Alyne da Silva Pimentel Teixeira v. Brazil

Alyne, a poor, 28-year-old Afro-Brazilian woman, visited a private health clinic in the state of Rio de Janeiro. Despite presenting symptoms of a high-risk pregnancy, her doctor sent her back home. During the course of the following two days, her symptoms worsened, and she returned to the clinic. By that time, doctors were unable to detect a fetal heartbeat, and her delivery was induced six hours later, producing a stillborn fetus. The surgery to extract her placenta occurred fourteen hours later, though it should have occurred immediately after the delivery was induced. As Alyne’s health was steadily deteriorating, it was necessary to transfer her to a higher tier public health care institution; however, she had to wait more than eight hours to be transferred, as the institution refused to send its only ambulance to transport her. Upon arriving at the other facility, she was forced to wait over twenty hours in a makeshift waiting area without receiving any medical attention, where she eventually died. After four years had passed without a decision from the Brazilian judiciary in domestic claims, the Center for Reproductive Rights and Advocacia Cidada pelos Direitos Humanos submitted an international claim before the CEDAW Committee.

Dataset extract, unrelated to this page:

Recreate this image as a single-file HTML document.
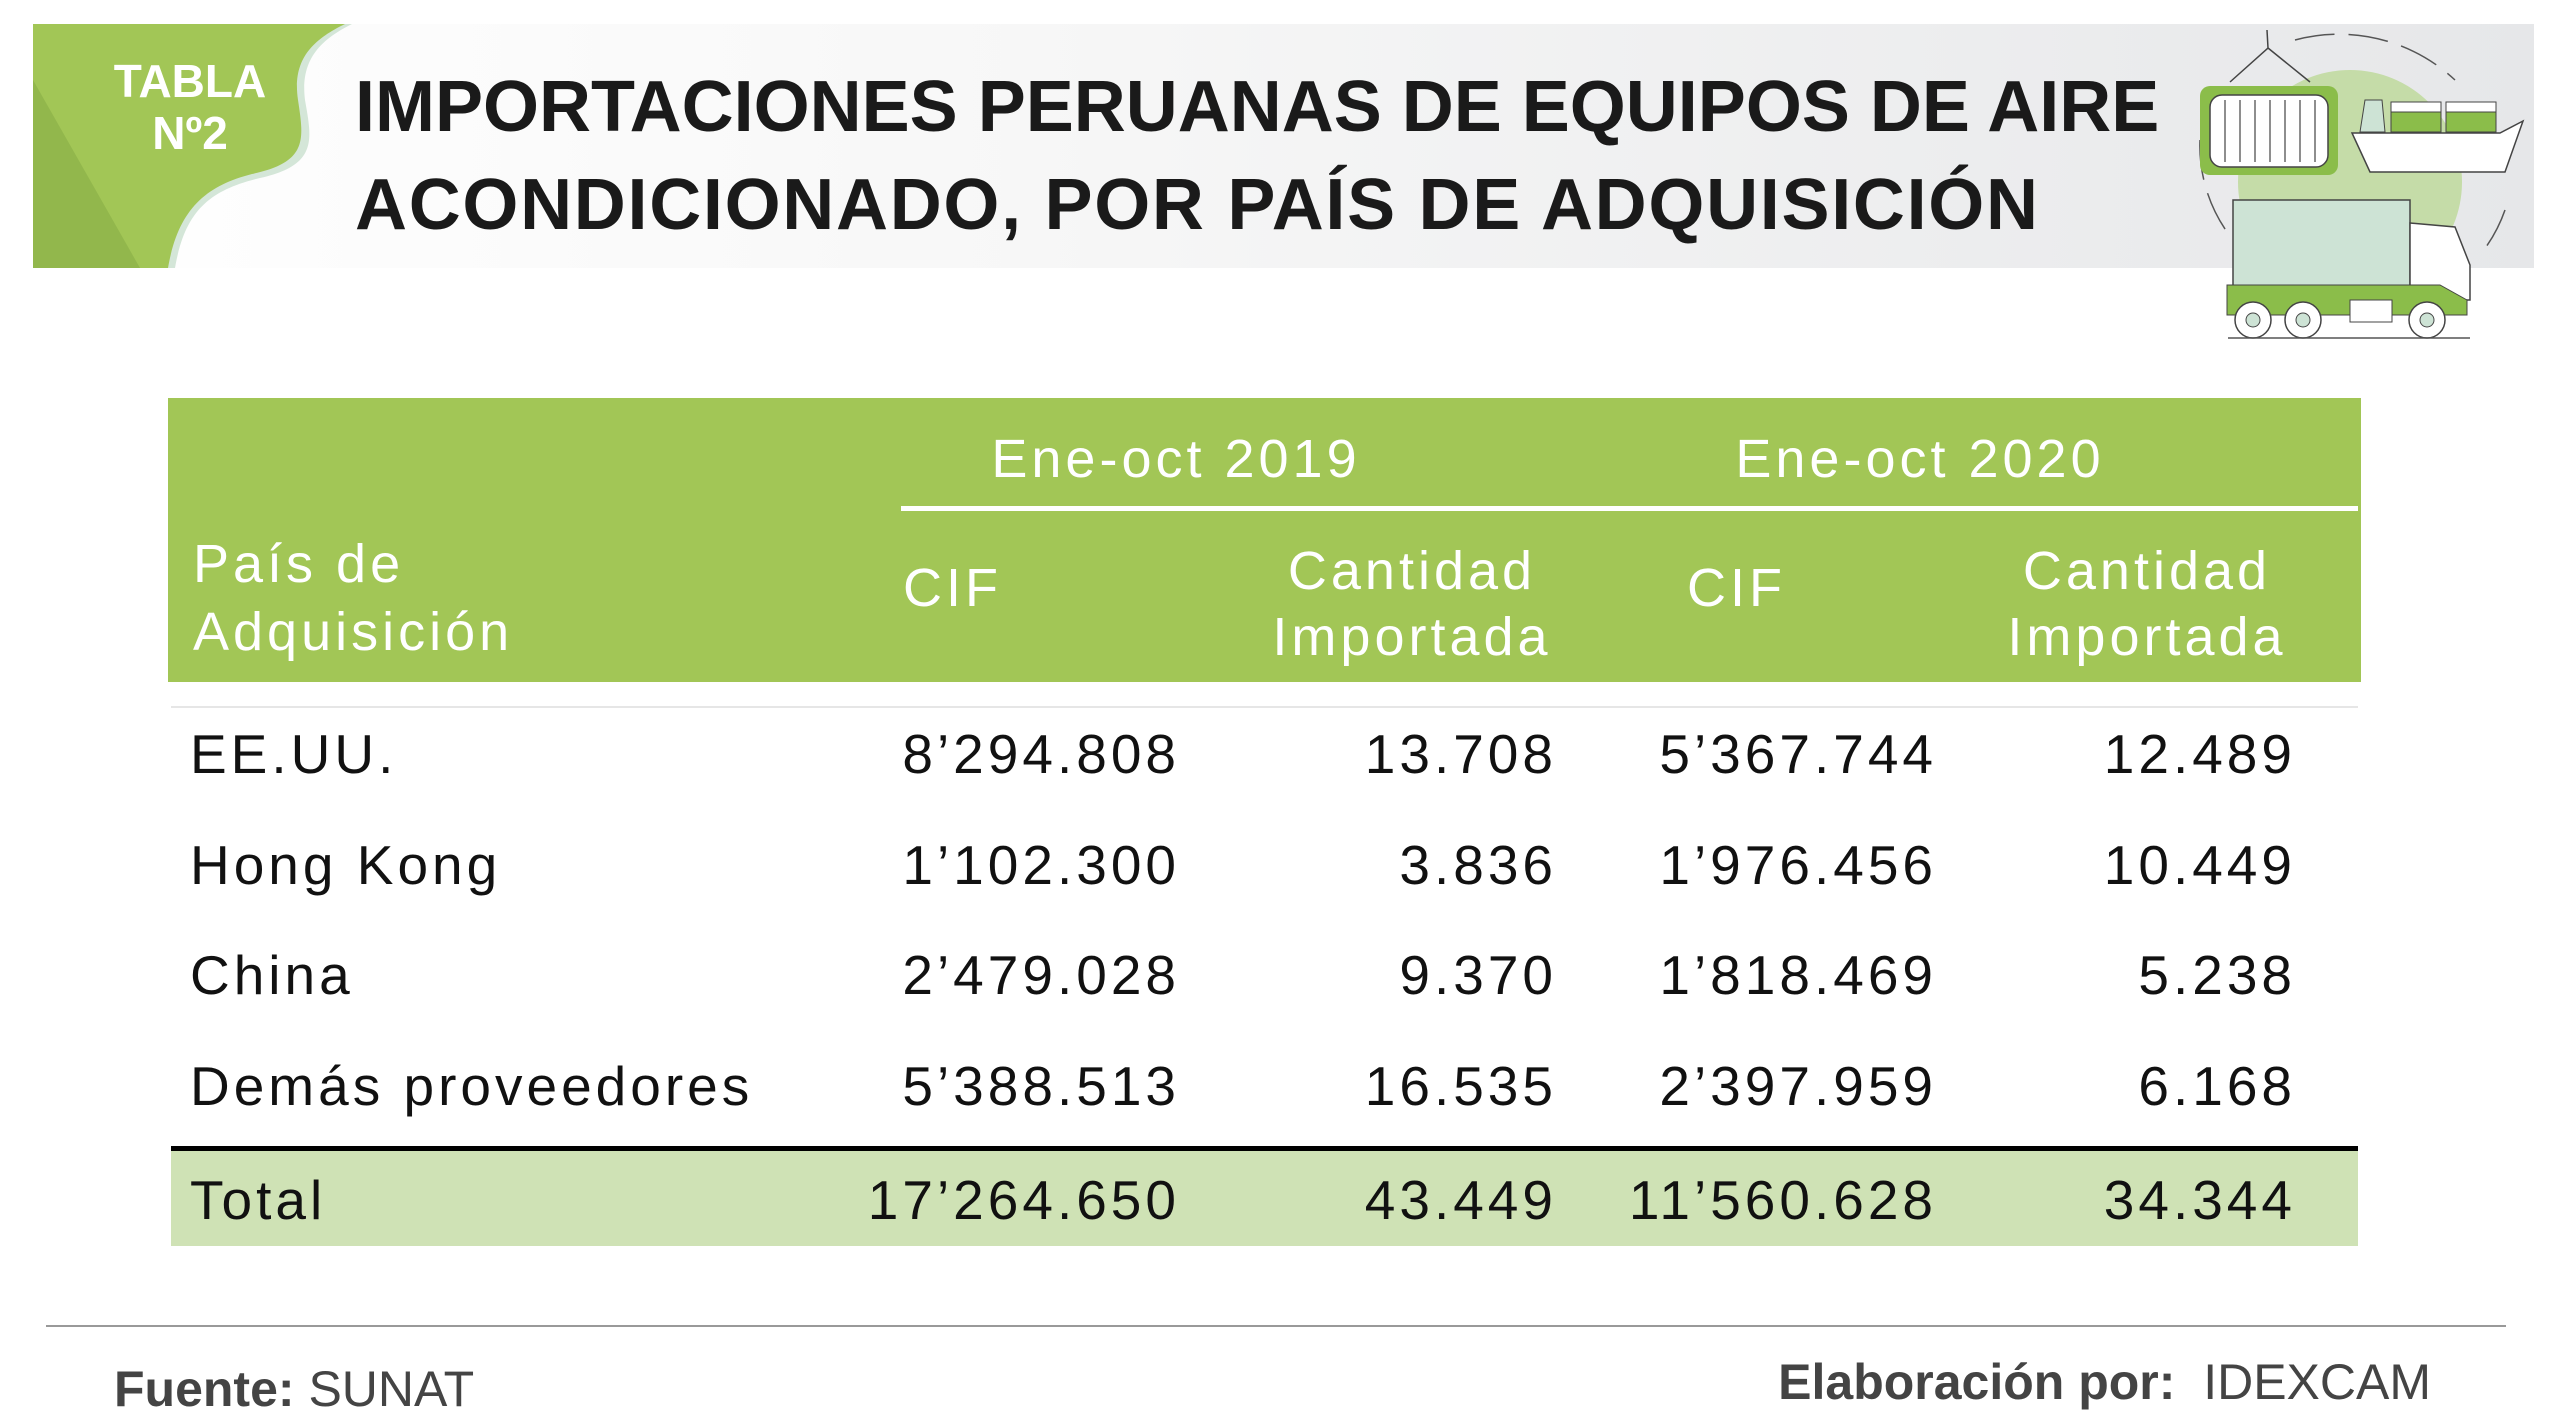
<!DOCTYPE html>
<html><head><meta charset="utf-8"><style>
html,body{margin:0;padding:0;background:#fff;}
body{width:2560px;height:1426px;position:relative;overflow:hidden;font-family:"Liberation Sans",sans-serif;}
.a{position:absolute;white-space:nowrap;}
.hd{color:#fff;font-size:54px;line-height:1;letter-spacing:4px;}
.num{font-size:55px;color:#111;line-height:1;text-align:right;letter-spacing:4px;margin-right:-4px;}
.lbl{font-size:55px;color:#111;line-height:1;letter-spacing:4px;}
</style></head><body>
<div class="a" style="left:33px;top:24px;width:2501px;height:244px;background:linear-gradient(90deg,#ffffff 0%,#f7f7f7 40%,#e6e7e9 100%);"></div>
<svg class="a" style="left:0;top:0" width="2560" height="360" viewBox="0 0 2560 360">
 <path d="M33 24 L352 24 C320 40 300 60 305 100 C312 140 318 165 260 178 C210 190 185 210 175 268 L33 268 Z" fill="#d4e6d8"/>
 <path d="M33 24 L345 24 C312 40 292 60 298 100 C304 140 308 162 252 174 C205 186 178 210 168 268 L33 268 Z" fill="#a2c656"/>
 <path d="M33 80 L140 268 L33 268 Z" fill="#8cb048" opacity="0.7"/>
 <circle cx="2350" cy="182" r="112" fill="#c5dca8"/>
 <path d="M2200 140 A150 150 0 0 0 2240 248 M2505 210 A150 150 0 0 1 2480 255 M2295 40 A170 170 0 0 1 2455 80" fill="none" stroke="#555" stroke-width="1.5" stroke-dasharray="40 14"/>
 <path d="M2267 30 L2268 48 L2230 82 M2268 48 L2310 82" fill="none" stroke="#444" stroke-width="1.5"/>
 <rect x="2200" y="86" width="138" height="89" rx="10" fill="#8bbd4a"/>
 <rect x="2210" y="95" width="118" height="72" rx="12" fill="#fff" stroke="#444" stroke-width="1.5"/>
 <path d="M2225 100v62M2240 100v62M2255 100v62M2270 100v62M2285 100v62M2300 100v62M2315 100v62" stroke="#444" stroke-width="1.2"/>
 <rect x="2391" y="102" width="50" height="30" fill="#fff" stroke="#444"/><rect x="2391" y="112" width="50" height="20" fill="#8bbd4a" stroke="#444"/>
 <rect x="2446" y="102" width="50" height="30" fill="#fff" stroke="#444"/><rect x="2446" y="112" width="50" height="20" fill="#8bbd4a" stroke="#444"/>
 <path d="M2365 100 L2382 100 L2385 132 L2360 132 Z" fill="#cde3d5" stroke="#444"/>
 <path d="M2352 133 L2500 133 L2523 121 L2505 172 L2370 172 Z" fill="#fff" stroke="#444" stroke-width="1.5"/>
 <rect x="2233" y="200" width="177" height="87" fill="#cde3d5" stroke="#444" stroke-width="1.5"/>
 <path d="M2410 223 L2455 227 L2470 265 L2470 300 L2410 300 Z" fill="#fff" stroke="#444" stroke-width="1.5"/>
 <path d="M2227 285 L2440 285 L2467 300 L2467 315 L2227 315 Z" fill="#8bbd4a" stroke="#444"/>
 <g fill="#fff" stroke="#444" stroke-width="1.5"><circle cx="2253" cy="320" r="18"/><circle cx="2303" cy="320" r="18"/><circle cx="2427" cy="320" r="18"/></g>
 <g fill="#cde3d5" stroke="#444"><circle cx="2253" cy="320" r="7"/><circle cx="2303" cy="320" r="7"/><circle cx="2427" cy="320" r="7"/></g>
 <rect x="2350" y="300" width="42" height="22" fill="#fff" stroke="#444"/>
 <line x1="2228" y1="338" x2="2470" y2="338" stroke="#555" stroke-width="1.5"/>
</svg>
<div class="a" style="left:95px;top:55px;width:190px;text-align:center;color:#fff;font-weight:bold;font-size:46px;line-height:52px;">TABLA<br>Nº2</div>
<div class="a" style="left:355px;top:58px;font-weight:bold;font-size:72px;line-height:98px;color:#1a1a1a;">IMPORTACIONES PERUANAS DE EQUIPOS DE AIRE<br><span style="letter-spacing:1.7px">ACONDICIONADO, POR PAÍS DE ADQUISICIÓN</span></div>

<div class="a" style="left:168px;top:398px;width:2193px;height:284px;background:#a2c656;"></div>
<div class="a" style="left:901px;top:506px;width:1457px;height:5px;background:#fff;"></div>
<div class="a hd" style="left:900px;width:552px;top:432px;text-align:center;">Ene-oct 2019</div>
<div class="a hd" style="left:1645px;width:550px;top:432px;text-align:center;">Ene-oct 2020</div>
<div class="a hd" style="left:193px;top:530px;line-height:68px;">País de<br>Adquisición</div>
<div class="a hd" style="left:903px;top:561px;">CIF</div>
<div class="a hd" style="left:1687px;top:561px;">CIF</div>
<div class="a hd" style="left:1212px;width:400px;top:538px;line-height:66px;text-align:center;">Cantidad<br>Importada</div>
<div class="a hd" style="left:1947px;width:400px;top:538px;line-height:66px;text-align:center;">Cantidad<br>Importada</div>
<div class="a" style="left:171px;top:706px;width:2187px;height:2px;background:#e6e6e6;"></div>

<div class="a" style="left:171px;top:1146px;width:2187px;height:5px;background:#000;"></div>
<div class="a" style="left:171px;top:1151px;width:2187px;height:95px;background:#cfe2b5;"></div>

<div class="a lbl" style="left:190px;top:727px;">EE.UU.</div>
<div class="a lbl" style="left:190px;top:838px;">Hong Kong</div>
<div class="a lbl" style="left:190px;top:948px;">China</div>
<div class="a lbl" style="left:190px;top:1059px;">Demás proveedores</div>
<div class="a lbl" style="left:190px;top:1173px;">Total</div>

<div class="a num" style="right:1384px;top:727px;">8’294.808</div>
<div class="a num" style="right:1007px;top:727px;">13.708</div>
<div class="a num" style="right:627px;top:727px;">5’367.744</div>
<div class="a num" style="right:268px;top:727px;">12.489</div>

<div class="a num" style="right:1384px;top:838px;">1’102.300</div>
<div class="a num" style="right:1007px;top:838px;">3.836</div>
<div class="a num" style="right:627px;top:838px;">1’976.456</div>
<div class="a num" style="right:268px;top:838px;">10.449</div>

<div class="a num" style="right:1384px;top:948px;">2’479.028</div>
<div class="a num" style="right:1007px;top:948px;">9.370</div>
<div class="a num" style="right:627px;top:948px;">1’818.469</div>
<div class="a num" style="right:268px;top:948px;">5.238</div>

<div class="a num" style="right:1384px;top:1059px;">5’388.513</div>
<div class="a num" style="right:1007px;top:1059px;">16.535</div>
<div class="a num" style="right:627px;top:1059px;">2’397.959</div>
<div class="a num" style="right:268px;top:1059px;">6.168</div>

<div class="a num" style="right:1384px;top:1173px;">17’264.650</div>
<div class="a num" style="right:1007px;top:1173px;">43.449</div>
<div class="a num" style="right:627px;top:1173px;">11’560.628</div>
<div class="a num" style="right:268px;top:1173px;">34.344</div>

<div class="a" style="left:46px;top:1325px;width:2460px;height:2px;background:#999;"></div>
<div class="a" style="left:114px;top:1360px;font-size:50px;color:#444;"><b>Fuente:</b> SUNAT</div>
<div class="a" style="right:129px;top:1353px;font-size:50px;color:#444;"><b>Elaboración por:</b>&nbsp; IDEXCAM</div>
</body></html>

Alyne v. Brazil is the first maternal death case to be decided by a United Nations treaty monitoring body. The decision by the Committee established that governments have a human rights obligation to guarantee that all women in their countries—regardless of income or racial background—have access to timely, non-discriminatory, and appropriate maternal health services. This case further affirmed the principle of vicarious liability for private actors, finding that when governments outsource health services to private institutions, they remain directly responsible for their actions and have a duty to regulate and monitor such institutions.